Al Maaitah pointed out that national security is also closely associated with community development, and that education is important to meet the requirements of the Fourth Industrial Revolution and artificial intelligence. He stressed the need to strengthen national identity of citizens because it is the fence, the shield, and the strong link between the components of the society. He added that it is especially important to promote the culture of creativity, innovation, and excellence by motivating and supporting innovators as well as by empowering women to fulfill their important role in society.
In this regard, Al Maaitah commended the efforts exerted by the United Arab Emirates to support its national security in these areas. He referred to the policies and strategies set by the State to promote education, consolidate national identity, enhance the role of women, and promote a culture of tolerance.

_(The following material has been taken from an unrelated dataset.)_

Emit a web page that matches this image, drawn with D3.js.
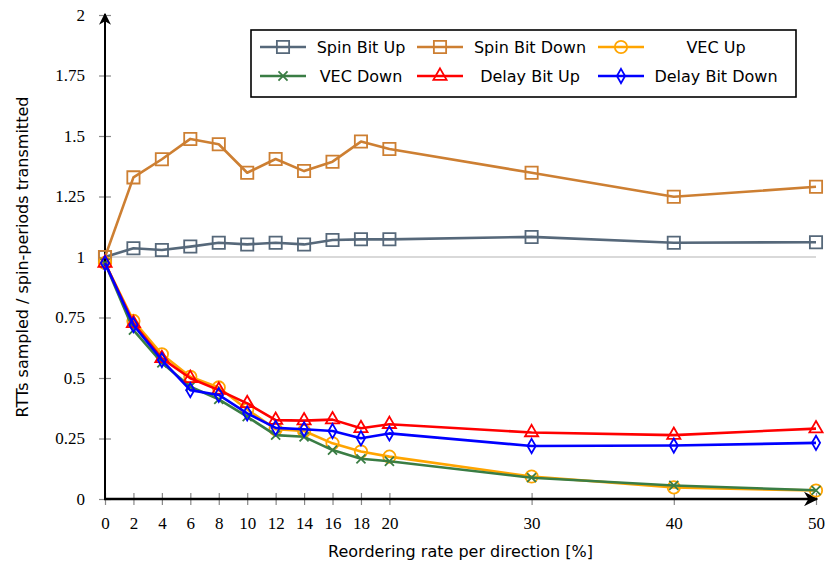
<!DOCTYPE html>
<html>
<head>
<meta charset="utf-8">
<script src="https://cdn.jsdelivr.net/npm/d3@7"></script>
<style>
  body { margin: 0; background: #fff; }
  svg text { fill: #000; }
  .lbl { font-family: 'DejaVu Sans', sans-serif; font-size: 16px; }
</style>
</head>
<body>
<svg id="chart" width="828" height="565"></svg>
<script>
// reordering rate per direction [%]
const rates = [0, 2, 4, 6, 8, 10, 12, 14, 16, 18, 20, 30, 40, 50]
const xTicks = [0, 2, 4, 6, 8, 10, 12, 14, 16, 18, 20, 30, 40, 50]
const yTicks = [0, 0.25, 0.5, 0.75, 1, 1.25, 1.5, 1.75, 2]

const spinUp    = [1.0, 1.036, 1.029, 1.043, 1.059, 1.052, 1.059, 1.052, 1.07, 1.073, 1.073, 1.083, 1.059, 1.061]
const spinDown  = [1.0, 1.329, 1.404, 1.488, 1.466, 1.348, 1.405, 1.355, 1.394, 1.477, 1.446, 1.348, 1.249, 1.29]
const vecUp     = [0.975, 0.736, 0.598, 0.505, 0.461, 0.37, 0.288, 0.281, 0.23, 0.196, 0.175, 0.093, 0.048, 0.035]
const vecDown   = [0.975, 0.698, 0.563, 0.464, 0.412, 0.34, 0.264, 0.257, 0.202, 0.166, 0.156, 0.088, 0.056, 0.036]
const delayUp   = [0.975, 0.726, 0.581, 0.499, 0.45, 0.395, 0.326, 0.324, 0.328, 0.292, 0.309, 0.275, 0.264, 0.291]
const delayDown = [0.975, 0.719, 0.574, 0.45, 0.43, 0.354, 0.294, 0.288, 0.281, 0.251, 0.271, 0.219, 0.221, 0.232]

const seriesNames  = ['Spin Bit Up', 'Spin Bit Down', 'VEC Up', 'VEC Down', 'Delay Bit Up', 'Delay Bit Down']
const seriesValues = [spinUp, spinDown, vecUp, vecDown, delayUp, delayDown]
const seriesColors = ['#56687a', '#cd7f32', '#ffa500', '#3a7d44', '#ff0000', '#0000ff']
const seriesMarks  = ['square', 'square', 'circle', 'times', 'triangle', 'diamond']

const svg = d3.select('#chart')
const plotLeft = 105, plotRight = 816, plotTop = 15, plotBottom = 499

const x = d3.scaleLinear().domain([0, 50]).range([plotLeft, plotRight])
const y = d3.scaleLinear().domain([0, 2]).range([plotBottom, plotTop])

const symbolOf = {
  square:   d3.symbol(d3.symbolSquare, 150),
  circle:   d3.symbol(d3.symbolCircle, 120),
  times:    d3.symbol(d3.symbolTimes || d3.symbolX, 55),
  triangle: d3.symbol(d3.symbolTriangle, 75),
  diamond:  d3.symbol(d3.symbolDiamond, 58)
}

const tickFont = "'Liberation Serif', 'DejaVu Serif', serif"

/* axes */
const yAxis = svg.append('g')
  .attr('transform', `translate(${plotLeft},0)`)
  .call(d3.axisLeft(y).tickValues(yTicks).tickFormat(d => d).tickSize(6).tickPadding(14))
yAxis.select('.domain').remove()
yAxis.selectAll('.tick line').attr('x1', 6).attr('x2', -6).attr('stroke', '#888').attr('stroke-width', 1.2)

const xAxis = svg.append('g')
  .attr('transform', `translate(0,${plotBottom})`)
  .call(d3.axisBottom(x).tickValues(xTicks).tickFormat(d => d).tickSize(6).tickPadding(12))
xAxis.select('.domain').remove()
xAxis.selectAll('.tick line').attr('y1', -6).attr('y2', 6).attr('stroke', '#888').attr('stroke-width', 1.2)

svg.selectAll('.tick text')
  .style('font-family', tickFont)
  .style('font-size', '17px')

// reference line at 1
svg.append('line')
  .attr('x1', x(0)).attr('x2', x(50))
  .attr('y1', y(1)).attr('y2', y(1))
  .attr('stroke', '#ccc').attr('stroke-width', 1.6)

// axis lines with arrows
svg.append('defs').append('marker')
  .attr('id', 'arrow').attr('viewBox', '0 0 10 10')
  .attr('refX', 9).attr('refY', 5)
  .attr('markerWidth', 6).attr('markerHeight', 6)
  .attr('orient', 'auto')
  .append('path').attr('d', 'M0,0 L10,5 L0,10 L3,5 Z').attr('fill', '#000')

svg.append('line')
  .attr('x1', plotLeft).attr('x2', plotLeft).attr('y1', plotBottom + 1).attr('y2', plotTop - 1)
  .attr('stroke', '#000').attr('stroke-width', 2).attr('marker-end', 'url(#arrow)')
svg.append('line')
  .attr('x1', plotLeft - 1).attr('x2', plotRight + 1).attr('y1', plotBottom).attr('y2', plotBottom)
  .attr('stroke', '#000').attr('stroke-width', 2.4).attr('marker-end', 'url(#arrow)')

/* series */
const line = d3.line().x((d, i) => x(rates[i])).y(d => y(d))

seriesValues.forEach((vals, s) => {
  const g = svg.append('g')
  g.append('path')
    .attr('d', line(vals))
    .attr('fill', 'none')
    .attr('stroke', seriesColors[s])
    .attr('stroke-width', 2.6)
    .attr('stroke-linejoin', 'round')
  g.selectAll('path.mark')
    .data(vals)
    .join('path')
    .attr('class', 'mark')
    .attr('d', symbolOf[seriesMarks[s]]())
    .attr('transform', (d, i) => `translate(${x(rates[i])},${y(d)})`)
    .attr('fill', 'none')
    .attr('stroke', seriesColors[s])
    .attr('stroke-width', 1.8)
})

/* axis titles */
svg.append('text')
  .attr('class', 'lbl')
  .attr('x', (plotLeft + plotRight) / 2).attr('y', 557)
  .attr('text-anchor', 'middle')
  .text('Reordering rate per direction [%]')

svg.append('text')
  .attr('class', 'lbl')
  .attr('transform', `translate(28,${y(1)}) rotate(-90)`)
  .attr('text-anchor', 'middle')
  .text('RTTs sampled / spin-periods transmitted')

/* legend */
const legend = svg.append('g')
legend.append('rect')
  .attr('x', 251).attr('y', 30).attr('width', 545).attr('height', 67)
  .attr('fill', '#fff').attr('stroke', '#000').attr('stroke-width', 1.6)

const colX = [260, 417, 598]
const colTextCenter = [361, 530, 716]
const rowY = [47, 76]

seriesNames.forEach((name, s) => {
  const c = s % 3, r = Math.floor(s / 3)
  const gx = colX[c], gy = rowY[r]
  legend.append('line')
    .attr('x1', gx).attr('x2', gx + 46).attr('y1', gy).attr('y2', gy)
    .attr('stroke', seriesColors[s]).attr('stroke-width', 2.6)
  legend.append('path')
    .attr('d', symbolOf[seriesMarks[s]]())
    .attr('transform', `translate(${gx + 23},${gy})`)
    .attr('fill', 'none').attr('stroke', seriesColors[s]).attr('stroke-width', 1.8)
  legend.append('text')
    .attr('class', 'lbl')
    .attr('x', colTextCenter[c]).attr('y', gy + 5.5)
    .attr('text-anchor', 'middle')
    .text(name)
})
</script>
</body>
</html>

In this context, Al Maaitah pointed to the important visit of Pope Francis to the UAE, because it supported the values of coexistence and peace. He said that the UAE has played a major role in expanding the dialogue at the global level. He stressed that the wise leadership of the United Arab Emirates has confirmed the urgency of fighting terrorism and hate speech.
Al Maaitah discussed the most important threats facing national security. He pointed out that as far as national security threats are concerned, they assume two forms, conventional and non-conventional threats. Conventional threats encompass economic, social, political, military, cultural, and geographical considerations. Non-conventional threats include fourth and fifth generation warfare, cyber warfare, psychological warfare, and challenges to intellectual security. He confirmed that there is a need to establish a clear national strategy for developing the powers of the state to face such challenges, and for preparing appropriate scenarios and plans to address these threats. He also confirmed that the issue of national security must be outside the circle of bargaining.
Al Maaitah spoke about the issue of national safety, stressing that national safety is built by the state, based on its available resources and capabilities, and without external assistance. He added that national safety is more advanced than national security and that the elements of national safety are based on three core components: geographical area, people, and authority.
Al Maaitah concluded his lecture by saying that there is an essential importance for the home front in ensuring national security. He confirmed that today’s threats do not stem from conventional wars and foreign invasion only, but also from the challenge of maintaining the cohesion on the home front, securing it against division at all levels within society, while recognizing challenges and risks early on in order to design adaptive and response strategies.